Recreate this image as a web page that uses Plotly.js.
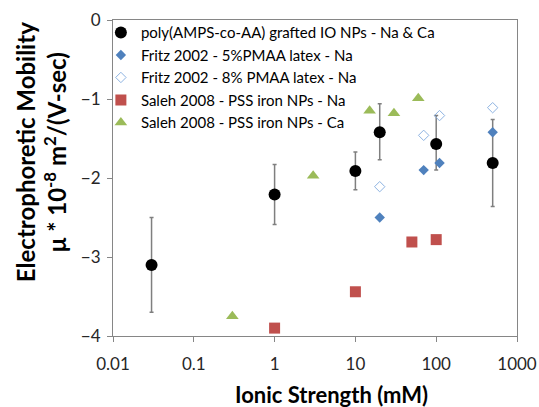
<!DOCTYPE html>
<html>
<head>
<meta charset="utf-8">
<script src="https://cdn.plot.ly/plotly-3.0.1.min.js"></script>
<style>html,body{margin:0;padding:0;background:#fff;}#chart{width:539px;height:407px;}</style>
</head>
<body>
<div id="chart"></div>
<script>
// poly(AMPS-co-AA) grafted IO NPs - Na & Ca
const ioX = [0.03, 1, 10, 20, 100, 500];
const ioY = [-3.10, -2.21, -1.91, -1.42, -1.57, -1.81];
const ioErrPlus = [0.60, 0.38, 0.24, 0.36, 0.36, 0.55];
const ioErrMinus = [0.60, 0.38, 0.24, 0.35, 0.33, 0.55];

// Fritz 2002 - 5%PMAA latex - Na
const f5X = [20, 70, 110, 500];
const f5Y = [-2.50, -1.90, -1.81, -1.42];

// Fritz 2002 - 8% PMAA latex - Na
const f8X = [20, 70, 110, 500];
const f8Y = [-2.11, -1.46, -1.21, -1.11];

// Saleh 2008 - PSS iron NPs - Na
const sNaX = [1, 10, 50, 100];
const sNaY = [-3.90, -3.44, -2.81, -2.78];

// Saleh 2008 - PSS iron NPs - Ca
const sCaX = [0.3, 3, 15, 30, 60];
const sCaY = [-3.75, -1.97, -1.15, -1.18, -0.99];

const xTicks = [0.01, 0.1, 1, 10, 100, 1000];
const xTickText = ['0.01', '0.1', '1', '10', '100', '1000'];
const yTicks = [0, -1, -2, -3, -4];

const xTitle = '<b>Ionic Strength (mM)</b>';
const yTitle = '<b>Electrophoretic Mobility<br>μ * 10<sup>-8</sup> m<sup>2</sup>/(V-sec)</b>';

const FONT = 'Lato, "Open Sans", sans-serif';

const traces = [
  {
    x: ioX, y: ioY, type: 'scatter', mode: 'markers',
    name: 'poly(AMPS-co-AA) grafted IO NPs - Na &amp; Ca',
    marker: {symbol: 'circle', size: 12, color: '#000000'},
    error_y: {type: 'data', symmetric: false, array: ioErrPlus, arrayminus: ioErrMinus,
              color: '#7f7f7f', thickness: 1.5, width: 2}
  },
  {
    x: f5X, y: f5Y, type: 'scatter', mode: 'markers',
    name: 'Fritz 2002 - 5%PMAA latex - Na',
    marker: {symbol: 'diamond', size: 8, color: '#4F81BD'}
  },
  {
    x: f8X, y: f8Y, type: 'scatter', mode: 'markers',
    name: 'Fritz 2002 - 8% PMAA latex - Na',
    marker: {symbol: 'diamond-open', size: 8, color: '#8DB3E2', line: {width: 1, color: '#8DB3E2'}}
  },
  {
    x: sNaX, y: sNaY, type: 'scatter', mode: 'markers',
    name: 'Saleh 2008 - PSS iron NPs - Na',
    marker: {symbol: 'square', size: 11, color: '#C0504D'}
  },
  {
    x: sCaX, y: sCaY, type: 'scatter', mode: 'markers',
    name: 'Saleh 2008 - PSS iron NPs - Ca',
    marker: {symbol: 'triangle-up', size: 11, color: '#9BBB59'}
  }
];

const layout = {
  width: 539, height: 407,
  margin: {l: 113, r: 22, t: 20, b: 71},
  paper_bgcolor: '#ffffff', plot_bgcolor: '#ffffff',
  font: {family: FONT, color: '#000000'},
  showlegend: true,
  legend: {
    x: -0.03, xanchor: 'left', y: 1.012, yanchor: 'top',
    bgcolor: 'rgba(0,0,0,0)', font: {family: FONT, size: 15, color: '#000'},
    traceorder: 'normal'
  },
  xaxis: {
    type: 'log', range: [-2, 3],
    tickvals: xTicks, ticktext: xTickText,
    ticks: 'outside', ticklen: 5, tickcolor: '#868686',
    showline: true, linecolor: '#868686', linewidth: 1, mirror: true,
    showgrid: false, zeroline: false,
    ticklabelstandoff: 8,
    tickfont: {family: FONT, size: 17, color: '#262626'}
  },
  yaxis: {
    range: [-4, 0],
    tickvals: yTicks,
    ticks: 'outside', ticklen: 5, tickcolor: '#868686',
    showline: true, linecolor: '#868686', linewidth: 1, mirror: true,
    showgrid: false, zeroline: false,
    ticklabelstandoff: 3,
    tickfont: {family: FONT, size: 17, color: '#262626'}
  },
  annotations: [
    {text: xTitle, xref: 'paper', yref: 'paper', x: 0.54, y: -0.185,
     xanchor: 'center', yanchor: 'middle', showarrow: false,
     font: {family: FONT, size: 22, color: '#000'}},
    {text: yTitle, xref: 'paper', yref: 'paper', x: -0.178, y: 0.582, textangle: -90,
     xanchor: 'center', yanchor: 'middle', showarrow: false,
     font: {family: FONT, size: 24, color: '#000'}}
  ]
};

Plotly.newPlot('chart', traces, layout, {displayModeBar: false, staticPlot: true});
</script>
</body>
</html>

| Job |
Leave out the pictures and restate, word for word, the lines from the top of the data through the line containing "const f8Y = [-2.11, -1.46, -1.21, -1.11];", both included.

| The result |
Recreate this image as a web page that uses Plotly.js.
<!DOCTYPE html>
<html>
<head>
<meta charset="utf-8">
<script src="https://cdn.plot.ly/plotly-3.0.1.min.js"></script>
<style>html,body{margin:0;padding:0;background:#fff;}#chart{width:539px;height:407px;}</style>
</head>
<body>
<div id="chart"></div>
<script>
// poly(AMPS-co-AA) grafted IO NPs - Na & Ca
const ioX = [0.03, 1, 10, 20, 100, 500];
const ioY = [-3.10, -2.21, -1.91, -1.42, -1.57, -1.81];
const ioErrPlus = [0.60, 0.38, 0.24, 0.36, 0.36, 0.55];
const ioErrMinus = [0.60, 0.38, 0.24, 0.35, 0.33, 0.55];

// Fritz 2002 - 5%PMAA latex - Na
const f5X = [20, 70, 110, 500];
const f5Y = [-2.50, -1.90, -1.81, -1.42];

// Fritz 2002 - 8% PMAA latex - Na
const f8X = [20, 70, 110, 500];
const f8Y = [-2.11, -1.46, -1.21, -1.11];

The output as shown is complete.